You’ll notice something: when you give nature one usable corner, it starts solving problems in the rest of the garden too.

A “control-light” checklist that still keeps the place liveable

Eco-friendly doesn’t mean neglected. It means your effort goes where it matters.

  • Control paths and thresholds: clear access, safe steps, visibility near doors.
  • Control invasives early: pull or cut before they seed; don’t wait for a “tidy weekend”.
  • Control water direction: rain gardens, swales, mulches - stop runoff before it erodes soil.
  • Control nutrient leaks: compost well, mulch, feed the soil instead of forcing quick top growth.

Everything else can be a little looser. You’re not lowering standards; you’re changing what the standard is.
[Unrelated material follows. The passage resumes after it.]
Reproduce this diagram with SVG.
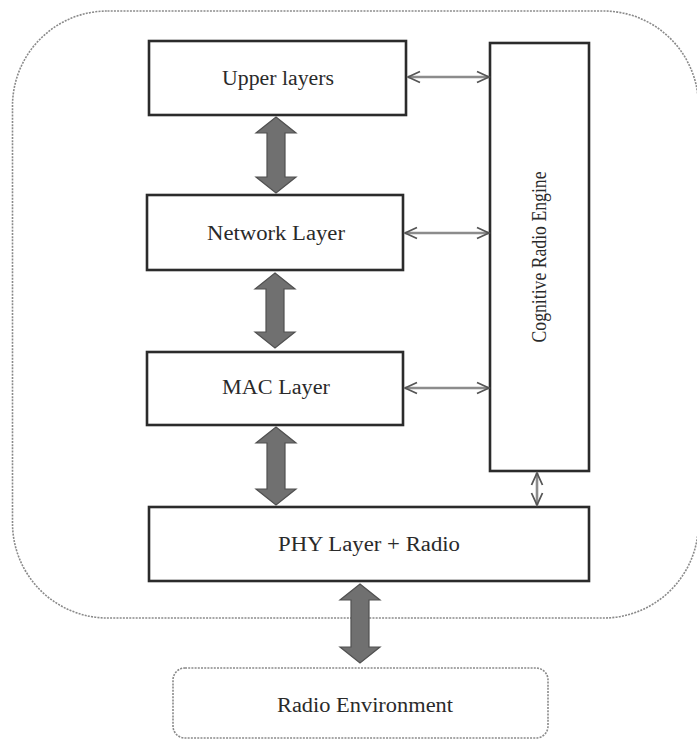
<svg xmlns="http://www.w3.org/2000/svg" width="697" height="740" viewBox="0 0 697 740">
  <style>
    .frame { fill: none; stroke: #8a8a8a; stroke-width: 1.6; stroke-dasharray: 2 1.2; }
    .box { fill: #ffffff; stroke: #2b2b2b; stroke-width: 2.6; }
    .label { font-family: "Liberation Serif", "Times New Roman", serif; font-size: 20px; fill: #2a2a2a; text-anchor: middle; }
    .thick { fill: #707070; stroke: #505050; stroke-width: 1.2; stroke-linejoin: miter; }
    .thin { fill: none; stroke: #8c8c8c; stroke-width: 2.6; marker-start: url(#chev); marker-end: url(#chev); }
  </style>
  <defs>
    <marker id="chev" viewBox="-14 -7 16 14" markerWidth="16" markerHeight="14" refX="0" refY="0" orient="auto-start-reverse" markerUnits="userSpaceOnUse">
      <path d="M -12 -5.5 L 0 0 L -12 5.5" fill="none" stroke="#555555" stroke-width="1.8"/>
    </marker>
  </defs>

  <rect width="697" height="740" fill="#ffffff"/>

  <!-- device boundary -->
  <rect id="device-frame" class="frame" x="12.5" y="11" width="686" height="607" rx="95" ry="95"/>

  <g id="upper-layers">
    <rect class="box" x="149" y="41" width="257" height="74"/>
    <text class="label" x="278" y="85" textLength="112" lengthAdjust="spacingAndGlyphs">Upper layers</text>
  </g>

  <g id="network-layer">
    <rect class="box" x="147" y="195" width="256" height="75"/>
    <text class="label" x="276" y="240" textLength="138" lengthAdjust="spacingAndGlyphs">Network Layer</text>
  </g>

  <g id="mac-layer">
    <rect class="box" x="147" y="352" width="256" height="73"/>
    <text class="label" x="276" y="394" textLength="108" lengthAdjust="spacingAndGlyphs">MAC Layer</text>
  </g>

  <g id="phy-layer">
    <rect class="box" x="149" y="507" width="440" height="74"/>
    <text class="label" x="369" y="551" textLength="182" lengthAdjust="spacingAndGlyphs">PHY Layer + Radio</text>
  </g>

  <g id="cognitive-engine">
    <rect class="box" x="490" y="43" width="99" height="428"/>
    <text class="label" transform="translate(546 257) rotate(-90)" x="0" y="0" font-size="18" textLength="171" lengthAdjust="spacingAndGlyphs">Cognitive Radio Engine</text>
  </g>

  <g id="radio-environment">
    <rect class="frame" x="173" y="668" width="375" height="70" rx="12" ry="12"/>
    <text class="label" x="365" y="712" textLength="176" lengthAdjust="spacingAndGlyphs">Radio Environment</text>
  </g>

  <g id="connectors">
    <!-- wide double arrows along the protocol stack -->
    <polygon class="thick" points="276,117 296,133 285,133 285,177 296,177 276,193 256,177 267,177 267,133 256,133"/>
    <polygon class="thick" points="275,273 295,289 284,289 284,332 295,332 275,348 255,332 266,332 266,289 255,289"/>
    <polygon class="thick" points="276,427 296,443 285,443 285,489 296,489 276,505 256,489 267,489 267,443 256,443"/>
    <polygon class="thick" points="360,584 380,600 369,600 369,647 380,647 360,663 340,647 351,647 351,600 340,600"/>

    <!-- control links to the cognitive engine -->
    <line class="thin" x1="408" y1="77" x2="489" y2="77"/>
    <line class="thin" x1="405" y1="233" x2="489" y2="233"/>
    <line class="thin" x1="405" y1="388" x2="489" y2="388"/>
    <line class="thin" x1="537" y1="473" x2="537" y2="505"/>
  </g>
</svg>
Shift What you do What you get
From tidying to timing Leave seedheads, cut back later Winter cover and spring food
From spraying to observing Identify the cause, support predators Fewer recurring outbreaks
From flat lawn to layered planting Add shrubs, perennials, groundcover Cooler soil and more wildlife

FAQ:

  • Can environmentally friendly garden design still look “neat”? Yes. Keep strong lines in hard landscaping and repeat plant groups; let the planting within those lines be more natural.
  • Won’t habitat creation attract pests? It attracts life, including predators that reduce pest spikes. The aim is balance, not zero insects.
  • Do I need a pond to make a difference? No. A water dish, dense shrubs, and a log pile already create useful habitat.
  • What’s the quickest win for a small garden? Plant for long flowering (spring to autumn) and stop over-tidying one corner; insects respond fast, and birds follow.
  • How do I know if I’m being “too hands-off”? If paths become unusable, invasives spread, or plants are failing repeatedly, step in. “Less control” is still active management - just smarter.